● What is asked
Only the lines from the start of the data through the line containing "0.48, 0.49, 0.50]" should be written out, exactly as they are, with both ends included and the pictures left out.

----- Source data -----

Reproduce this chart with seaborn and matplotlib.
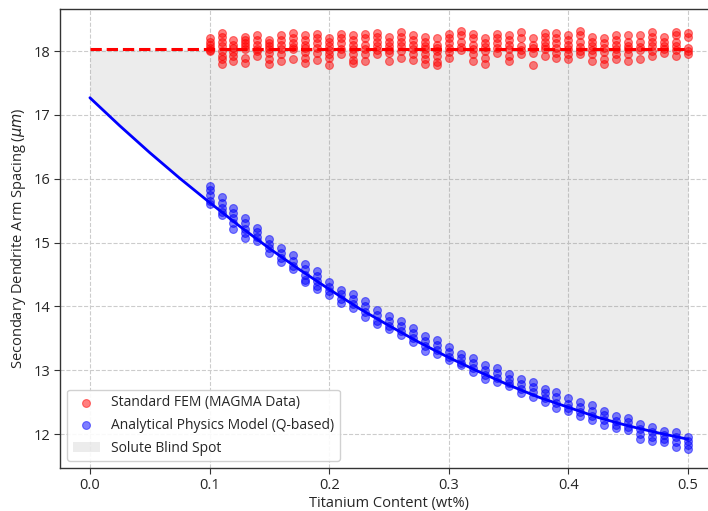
import numpy as np
import pandas as pd
import matplotlib
matplotlib.use("Agg")
import matplotlib.pyplot as plt
import seaborn as sns

# ---- data ----
col_x = [0.10, 0.11, 0.12, 0.13, 0.14, 0.15, 0.16, 0.17, 0.18, 0.19,
         0.20, 0.21, 0.22, 0.23, 0.24, 0.25, 0.26, 0.27, 0.28, 0.29,
         0.30, 0.31, 0.32, 0.33, 0.34, 0.35, 0.36, 0.37, 0.38, 0.39,
         0.40, 0.41, 0.42, 0.43, 0.44, 0.45, 0.46, 0.47, 0.48, 0.49, 0.50]

fem_values = [
    [18.20, 18.15, 18.10, 18.05, 18.02, 18.00],
    [18.28, 18.22, 18.15, 18.08, 18.00, 17.93, 17.87, 17.80],
    [18.17, 18.10, 18.05, 17.98, 17.92, 17.85],
    [18.22, 18.18, 18.12, 18.08, 18.03, 17.90, 17.82],
    [18.25, 18.18, 18.10, 18.04, 18.00, 17.93],
    [18.17, 18.12, 18.08, 18.03, 17.97, 17.88, 17.80],
    [18.25, 18.18, 18.10, 18.03, 17.95, 17.85],
    [18.28, 18.20, 18.12, 18.06, 18.03, 17.88],
    [18.25, 18.18, 18.10, 18.05, 17.98, 17.90, 17.82],
    [18.27, 18.20, 18.12, 18.05, 17.97, 17.86],
    [18.20, 18.15, 18.08, 18.02, 17.96, 17.90, 17.78],
    [18.27, 18.20, 18.12, 18.04, 17.96],
    [18.25, 18.18, 18.10, 18.03, 17.95, 17.86, 17.82],
    [18.27, 18.20, 18.10, 18.03, 17.95, 17.85],
    [18.28, 18.22, 18.15, 18.08, 18.02, 17.95],
    [18.22, 18.15, 18.08, 18.02, 17.97, 17.85],
    [18.30, 18.22, 18.15, 18.08, 18.00, 17.90],
    [18.25, 18.18, 18.10, 18.03, 17.96, 17.86],
    [18.22, 18.15, 18.08, 18.03, 17.95, 17.88, 17.80],
    [18.20, 18.10, 18.05, 18.00, 17.92, 17.83, 17.78],
    [18.27, 18.20, 18.12, 18.05, 17.98, 17.90],
    [18.32, 18.25, 18.15, 18.07, 18.02],
    [18.27, 18.20, 18.10, 18.03, 17.95, 17.85],
    [18.20, 18.13, 18.06, 18.00, 17.90, 17.80],
    [18.27, 18.20, 18.12, 18.05, 17.97],
    [18.25, 18.17, 18.10, 18.03, 17.92, 17.85],
    [18.30, 18.20, 18.08, 18.02, 17.95],
    [18.20, 18.10, 18.05, 17.97, 17.78],
    [18.28, 18.22, 18.15, 18.08, 18.03, 17.92],
    [18.28, 18.20, 18.12, 18.05, 17.97, 17.90],
    [18.25, 18.18, 18.10, 18.03, 17.95, 17.87],
    [18.32, 18.25, 18.15, 18.07, 18.00, 17.95],
    [18.22, 18.15, 18.08, 18.02, 17.95, 17.85],
    [18.20, 18.12, 18.05, 17.98, 17.88, 17.80],
    [18.25, 18.17, 18.10, 18.03, 17.95, 17.87],
    [18.25, 18.15, 18.08, 18.03, 17.95, 17.85],
    [18.25, 18.15, 18.07, 18.02, 17.87],
    [18.30, 18.22, 18.15, 18.08, 18.00, 17.92],
    [18.22, 18.15, 18.08, 18.03, 17.97],
    [18.30, 18.25, 18.15, 18.08, 18.02, 17.93],
    [18.28, 18.22, 18.05, 18.00, 17.95],
]

model_values = [
    [15.88, 15.82, 15.74, 15.66, 15.60],
    [15.71, 15.62, 15.55, 15.48, 15.43],
    [15.55, 15.46, 15.38, 15.30, 15.22],
    [15.38, 15.30, 15.22, 15.15, 15.07],
    [15.23, 15.16, 15.09, 15.02],
    [15.06, 14.98, 14.91, 14.84],
    [14.92, 14.84, 14.76, 14.69],
    [14.80, 14.72, 14.64, 14.58],
    [14.66, 14.58, 14.50, 14.42, 14.38],
    [14.56, 14.48, 14.40, 14.32, 14.28],
    [14.38, 14.30, 14.24, 14.18],
    [14.26, 14.19, 14.12, 14.06],
    [14.20, 14.12, 14.04, 13.97],
    [14.08, 14.00, 13.92, 13.84],
    [13.94, 13.86, 13.78, 13.72],
    [13.85, 13.77, 13.70, 13.65],
    [13.78, 13.70, 13.62, 13.55],
    [13.66, 13.58, 13.51, 13.45],
    [13.54, 13.46, 13.38, 13.30],
    [13.47, 13.40, 13.32, 13.25],
    [13.36, 13.28, 13.21, 13.16],
    [13.26, 13.19, 13.12, 13.08],
    [13.20, 13.12, 13.04, 12.97],
    [13.08, 13.00, 12.93, 12.87],
    [13.04, 12.96, 12.88, 12.82],
    [12.95, 12.87, 12.80, 12.76],
    [12.86, 12.78, 12.70, 12.64],
    [12.82, 12.74, 12.66, 12.59],
    [12.71, 12.64, 12.57, 12.51],
    [12.66, 12.58, 12.49, 12.41],
    [12.56, 12.48, 12.41, 12.36],
    [12.50, 12.42, 12.34, 12.28],
    [12.45, 12.37, 12.29, 12.22],
    [12.37, 12.30, 12.22, 12.14],
    [12.29, 12.21, 12.14, 12.09],
    [12.26, 12.19, 12.12, 12.06],
    [12.16, 12.08, 12.00, 11.93],
    [12.11, 12.03, 11.96, 11.90],
    [12.05, 11.98, 11.92, 11.88],
    [12.03, 11.95, 11.87, 11.80],
    [11.96, 11.90, 11.83, 11.77],
]

curve_x = [0.0, 0.025, 0.05, 0.075, 0.1, 0.125, 0.15, 0.175, 0.2, 0.225, 0.25,
           0.275, 0.3, 0.325, 0.35, 0.375, 0.4, 0.425, 0.45, 0.475, 0.5]
model_curve = [17.27, 16.83, 16.41, 16.01, 15.63, 15.26, 14.91, 14.58, 14.27,
               13.97, 13.70, 13.44, 13.20, 12.98, 12.77, 12.58, 12.42, 12.26,
               12.13, 12.02, 11.92]
fem_curve = [18.03] * len(curve_x)

# ---- tables ----
fem_df = pd.DataFrame([(x, v) for x, vals in zip(col_x, fem_values) for v in vals],
                      columns=["Ti", "SDAS"])
model_df = pd.DataFrame([(x, v) for x, vals in zip(col_x, model_values) for v in vals],
                        columns=["Ti", "SDAS"])
curve_df = pd.DataFrame({"Ti": curve_x, "model": model_curve, "fem": fem_curve})

# ---- plot ----
sns.set_style("ticks")
plt.rcParams["font.family"] = ["Open Sans", "DejaVu Sans"]

fig = plt.figure(figsize=(7.08, 5.11), dpi=100)
ax = fig.add_axes([60 / 708, 43 / 511, 658 / 708, 459 / 511])

ax.fill_between(curve_df["Ti"], curve_df["model"], curve_df["fem"],
                color="gray", alpha=0.15, label="Solute Blind Spot", linewidth=0, zorder=1)

sns.scatterplot(data=fem_df, x="Ti", y="SDAS", color="red", alpha=0.5, s=32,
                edgecolor="red", linewidth=0.8, label="Standard FEM (MAGMA Data)", ax=ax, zorder=3)
sns.scatterplot(data=model_df, x="Ti", y="SDAS", color="blue", alpha=0.5, s=32,
                edgecolor="blue", linewidth=0.8, label="Analytical Physics Model (Q-based)", ax=ax, zorder=3)

sns.lineplot(data=curve_df, x="Ti", y="fem", color="red", linestyle="--", linewidth=2.2,
             ax=ax, zorder=4, label="_nolegend_")
sns.lineplot(data=curve_df, x="Ti", y="model", color="blue", linewidth=2.0,
             ax=ax, zorder=4, label="_nolegend_")

ax.set_xlim(-0.025, 0.525)
ax.set_ylim(11.47, 18.66)
ax.set_xticks([0.0, 0.1, 0.2, 0.3, 0.4, 0.5])
ax.set_yticks([12, 13, 14, 15, 16, 17, 18])
ax.grid(True, linestyle="--", color="#cccccc", linewidth=0.8)
ax.set_axisbelow(True)

ax.set_xlabel("Titanium Content (wt%)", fontsize=10.5, labelpad=2)
ax.set_ylabel(r"Secondary Dendrite Arm Spacing ($\mu m$)", fontsize=10.5, labelpad=4)
ax.tick_params(labelsize=10.5, length=4, color="#333333", pad=3)
for s in ax.spines.values():
    s.set_color("#333333")
    s.set_linewidth(1.0)
ax.spines["right"].set_visible(False)

h, l = ax.get_legend_handles_labels()
order = ["Standard FEM (MAGMA Data)", "Analytical Physics Model (Q-based)", "Solute Blind Spot"]
hh = [h[l.index(o)] for o in order]
ax.legend(hh, order, loc="lower left", fontsize=10, frameon=True, framealpha=0.9,
          bbox_to_anchor=(0.0, 0.0), borderaxespad=0.5, labelspacing=0.55)

fig.savefig("out.png", dpi=100)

-----

● Result for this task
Reproduce this chart with seaborn and matplotlib.
import numpy as np
import pandas as pd
import matplotlib
matplotlib.use("Agg")
import matplotlib.pyplot as plt
import seaborn as sns

# ---- data ----
col_x = [0.10, 0.11, 0.12, 0.13, 0.14, 0.15, 0.16, 0.17, 0.18, 0.19,
         0.20, 0.21, 0.22, 0.23, 0.24, 0.25, 0.26, 0.27, 0.28, 0.29,
         0.30, 0.31, 0.32, 0.33, 0.34, 0.35, 0.36, 0.37, 0.38, 0.39,
         0.40, 0.41, 0.42, 0.43, 0.44, 0.45, 0.46, 0.47, 0.48, 0.49, 0.50]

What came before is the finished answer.